To do or not to do, that is the question employees and employers will face when the Roth 401(k) makes its debut Jan. 1.
The new retirement tool may not be for everyone, and experts are divided about its merits.
However, most agree it’s the young and the affluent who most likely will benefit from what is a combination of the traditional 401(k) and the Roth Individual Retirement Account .
A traditional 401(k) allows a worker to save retirement money tax free until the time of withdrawal. A Roth IRA, named for the late Republican Sen. William Roth who co-sponsored its legislation, is funded with after-tax money and is protected from future taxation.
The Roth 401(K), or Roth-k, allows workers to save after-tax money for retirement. And, since the money has already been taxed, it can be withdrawn at any time without penalty.
“It’s basically a matter of do you want to pay taxes now or do you want to pay taxes later,” said Ted Benna, who is credited with creating the 401(k) program 24 years ago.
Benna said he hasn’t been too impressed with the new program, but admitted that it could benefit workers if they carefully consider their tax-bracket situation at the time of payment.
For instance, if a younger worker is beginning his or her career, in a relatively low tax bracket and expects to increase earnings later in life and move into a higher tax bracket, then it makes sense to pay the lower amount of taxes at the front end of the savings.
“But, you know, that’s only if they can afford to take the pinch in their income early in the game,” Benna said. “If they think they’re going to be a superstar in their career and make a ton of money, then it may be a good idea.”
Another group that may benefit from the Roth-k are the especially affluent, those who cannot contribute to a Roth IRA because of income limits. The Roth-k has no such restrictions.
Workers who are well compensated may find tax protection under the Roth-k plan.
For those who already have a traditional 401(k), the decision whether to fund a Roth-k becomes a little more complicated, Benna said.
Workers will not be allowed to double up on contributions by participating in both 401(k) plans. The allowed contribution for either – or for both combined – will still be $15,000 in 2006.
If workers choose both plans, they’ll have to decide which to draw from first when they retire, because, again, the decision hinges on tax bracket status, Benna said.
Benna believes only larger companies will offer the Roth-k plans initially. He said one of the hurdles for introducing the plan will be educating human resource professionals about record keeping for taxable and non-taxable savings.
Some of the record keeping is likely to cost employers more, so that could convince some to forego sponsoring the new plan, Benna said.

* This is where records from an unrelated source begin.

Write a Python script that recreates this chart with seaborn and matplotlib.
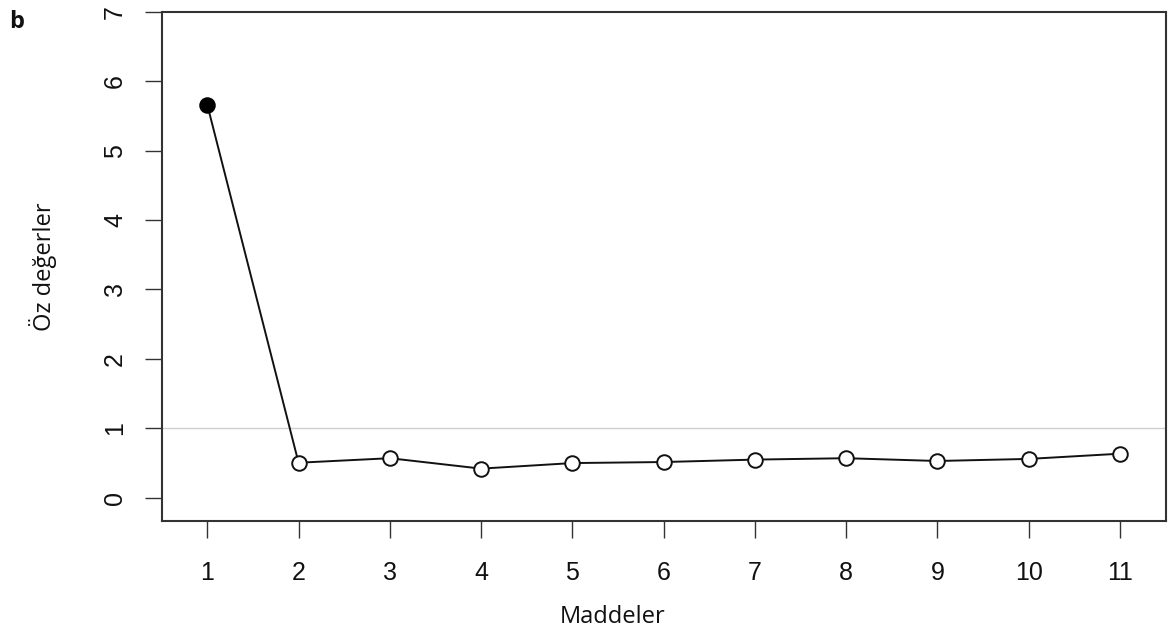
import matplotlib
matplotlib.use("Agg")
import matplotlib.pyplot as plt
import seaborn as sns
import pandas as pd

items = [1, 2, 3, 4, 5, 6, 7, 8, 9, 10, 11]
eigenvalues = [5.66, 0.505, 0.57, 0.42, 0.50, 0.515, 0.55, 0.57, 0.53, 0.56, 0.635]
y_ticks = [0, 1, 2, 3, 4, 5, 6, 7]
x_label = "Maddeler"
y_label = "Öz değerler"
panel_label = "b"

sns.set_theme(style="white")
plt.rcParams['font.family'] = ['Liberation Sans', 'DejaVu Sans']

df = pd.DataFrame({"x": items, "y": eigenvalues})
df["first"] = df["x"] == 1

fig = plt.figure(figsize=(11.68, 6.34), dpi=100)
ax = fig.add_axes([0.1384, 0.1787, 0.998 - 0.1384, 0.9815 - 0.1787])

ax.axhline(1, color="#cfcfcf", lw=1.0, zorder=1)
sns.lineplot(data=df, x="x", y="y", ax=ax, color="#111111", lw=1.4, zorder=2)
sns.scatterplot(data=df[~df["first"]], x="x", y="y", ax=ax, s=110,
                color="white", edgecolor="#111111", linewidth=1.4, zorder=3)
sns.scatterplot(data=df[df["first"]], x="x", y="y", ax=ax, s=110,
                color="black", edgecolor="black", linewidth=1.4, zorder=3)

ax.set_xlim(0.5, 11.5)
ax.set_ylim(-0.33, 7.0)
ax.set_xticks(items)
ax.set_xticklabels([str(i) for i in items])
ax.set_yticks(y_ticks)
ax.set_yticklabels([str(v) for v in y_ticks], rotation=90, va="center")

for sp in ax.spines.values():
    sp.set_visible(True)
    sp.set_color("#333333")
    sp.set_linewidth(1.5)

ax.tick_params(axis="both", which="major", direction="out", length=12, width=1.0,
               color="#333333", labelsize=18, labelcolor="#111111",
               bottom=True, left=True)
ax.tick_params(axis="x", pad=17)
ax.tick_params(axis="y", pad=13)

ax.set_xlabel(x_label, fontsize=17, family=["Open Sans", "DejaVu Sans"], color="#111111")
ax.set_ylabel(y_label, fontsize=17, family=["Open Sans", "DejaVu Sans"], color="#111111")
ax.xaxis.set_label_coords(0.4495, -0.189)
ax.xaxis.label.set_va("center")
ax.yaxis.set_label_coords(-0.118, 0.5)
ax.yaxis.label.set_va("center")

fig.text(0.008, 0.965, panel_label, fontsize=17, fontweight="bold",
         family=["Open Sans", "DejaVu Sans"], ha="left", va="center", color="#111111")

fig.savefig("out.png", dpi=100)
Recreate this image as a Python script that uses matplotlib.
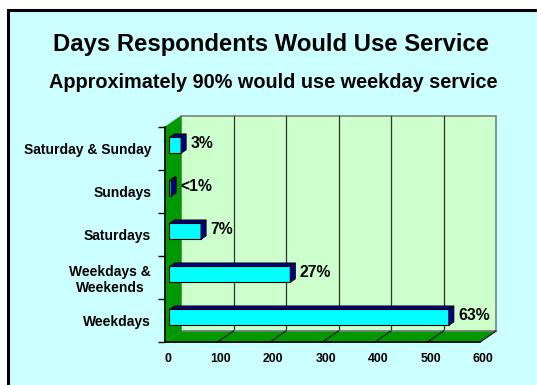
import numpy as np
import matplotlib.pyplot as plt
import matplotlib.transforms as mtransforms
from matplotlib.patches import Polygon, Rectangle

plt.rcParams['font.family'] = ['Liberation Sans', 'DejaVu Sans']
plt.rcParams['font.weight'] = 'bold'

# respondents per option, bottom row first
categories = ['Weekdays', 'Weekdays &\nWeekends', 'Saturdays', 'Sundays', 'Saturday & Sunday']
counts = [532, 230, 60, 3, 22]
pct_labels = ['63%', '27%', '7%', '<1%', '3%']
xticks = [0, 100, 200, 300, 400, 500, 600]

title = 'Days Respondents Would Use Service'
subtitle = 'Approximately 90% would use weekday service'

# pseudo-3d depth, in data units
DX, DY = 30.5, 0.256
f0, f1 = 0.28, 0.60      # front / back of the bars within the depth
bar_h = 0.37
wall = '#CCFFCC'
green = '#009900'
cyan = '#00FFFF'
navy = '#000080'

fig = plt.figure(figsize=(5.37, 3.85), dpi=100)
fig.patch.set_facecolor('white')
fig.patches.append(Rectangle((8 / 537, -0.1), 1.2, 1.1 - 10 / 385,
                             transform=fig.transFigure, facecolor='#CCFFFF',
                             edgecolor='black', lw=2.2, zorder=-10))

fig.text(271 / 537, 1 - 45 / 385, title, ha='center', va='center', fontsize=17.2)
fig.text(273 / 537, 1 - 82 / 385, subtitle, ha='center', va='center', fontsize=14.3)

ax = fig.add_axes([165 / 537, 43 / 385, 315 / 537, 215 / 385])
ax.set_facecolor('none')
n = len(categories)
xmax = xticks[-1]
ax.set_xlim(0, xmax)
ax.set_ylim(0, n)

# back wall, floor, side wall
ax.add_patch(Polygon([(DX, DY), (xmax + DX, DY), (xmax + DX, n + DY), (DX, n + DY)],
                     closed=True, facecolor=wall, edgecolor='#808080', lw=1.2,
                     clip_on=False, zorder=1))
for xv in xticks[1:-1]:
    ax.plot([xv + DX, xv + DX], [DY, n + DY], color='#333333', lw=0.9,
            clip_on=False, zorder=2)
ax.add_patch(Polygon([(0, 0), (xmax, 0), (xmax + DX, DY), (DX, DY)], closed=True,
                     facecolor=green, edgecolor='#808080', lw=1.0, clip_on=False, zorder=3))
ax.add_patch(Polygon([(0, 0), (DX, DY), (DX, n + DY), (0, n)], closed=True,
                     facecolor=green, edgecolor=green, lw=0.5, clip_on=False, zorder=3))
for xv in xticks[1:]:
    ax.plot([xv, xv + DX], [0, DY], color='#1a1a1a', lw=0.9, clip_on=False, zorder=4)

# bars: cyan front faces, navy tops and ends
y = np.arange(n) + 0.5
x0 = f0 * DX
ddx, ddy = (f1 - f0) * DX, (f1 - f0) * DY
ax.barh(y + f0 * DY, counts, left=x0, height=bar_h, color=cyan,
        edgecolor='black', lw=0.8, zorder=6)
for yc, v, lab in zip(y + f0 * DY, counts, pct_labels):
    yb, yt = yc - bar_h / 2, yc + bar_h / 2
    ax.add_patch(Polygon([(x0, yt), (x0 + v, yt), (x0 + v + ddx, yt + ddy), (x0 + ddx, yt + ddy)],
                         closed=True, facecolor=navy, edgecolor='black', lw=0.6, zorder=5))
    ax.add_patch(Polygon([(x0 + v, yb), (x0 + v + ddx, yb + ddy), (x0 + v + ddx, yt + ddy), (x0 + v, yt)],
                         closed=True, facecolor=navy, edgecolor='black', lw=0.6, zorder=7))
    ax.annotate(lab, (x0 + v + ddx, yc + ddy / 2), xytext=(3, 0), textcoords='offset points',
                ha='left', va='center', fontsize=11.3, zorder=8)

for s in ['top', 'right']:
    ax.spines[s].set_visible(False)
ax.spines['left'].set_zorder(5)
ax.spines['bottom'].set_zorder(5)
ax.spines['left'].set_linewidth(1.2)
ax.spines['bottom'].set_linewidth(1.2)

ax.set_xticks(xticks)
ax.set_xticklabels([str(t) for t in xticks], fontsize=8.8)
ax.tick_params(axis='x', length=0, pad=8)
shift = mtransforms.ScaledTranslation(3 / 100, 0, fig.dpi_scale_trans)
for lbl in ax.get_xticklabels():
    lbl.set_transform(lbl.get_transform() + shift)
ax.set_yticks(np.arange(n + 1))
ax.set_yticklabels([])
ax.tick_params(axis='y', which='major', length=5, width=1)
ax.set_yticks(y, minor=True)
ax.set_yticklabels(categories, minor=True, fontsize=10, multialignment='center')
ax.tick_params(axis='y', which='minor', length=0, pad=10)

fig.savefig('out.png', dpi=100)
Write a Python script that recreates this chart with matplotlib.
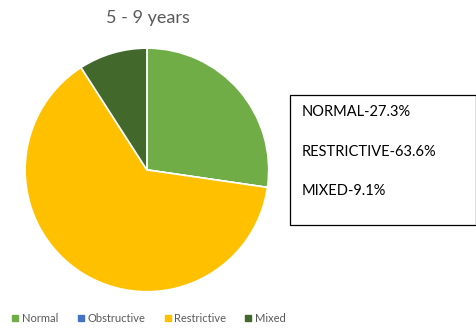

But, according to the international consulting firm Hewitt Associates, about a third of America’s employers are considering offering their workers the Roth-k option in 2006.
Even if one were to decide the Roth-k is right for them and their employer decides to offer it, Benna said there is one important thing to consider, whether Congress will eliminate the plan or change the rules.
The Roth-k was created under a provision of the Economic Growth and Tax Relief Reconciliation Act of 2001. Part of the provision requires Congress to revisit the Roth-k plan in 2010 to consider whether to extend or sunset the legislation.
Benna said Congress saw the opportunity to maximize tax revenue before baby boomers leave the work force by offering taxation at the front end of a retirement plan.
So, whether the Roth-k plan will survive may depend on how much the federal government needs tax revenue.
Advocates of the plan acknowledge that it may very well end at the end of the decade but comfort investors by saying that their Roth-k tax protection status would be grandfathered and protected.
Benna said don’t count on it.
“The government changes things all the time,” he said. “You just don’t know what they’re going to do.”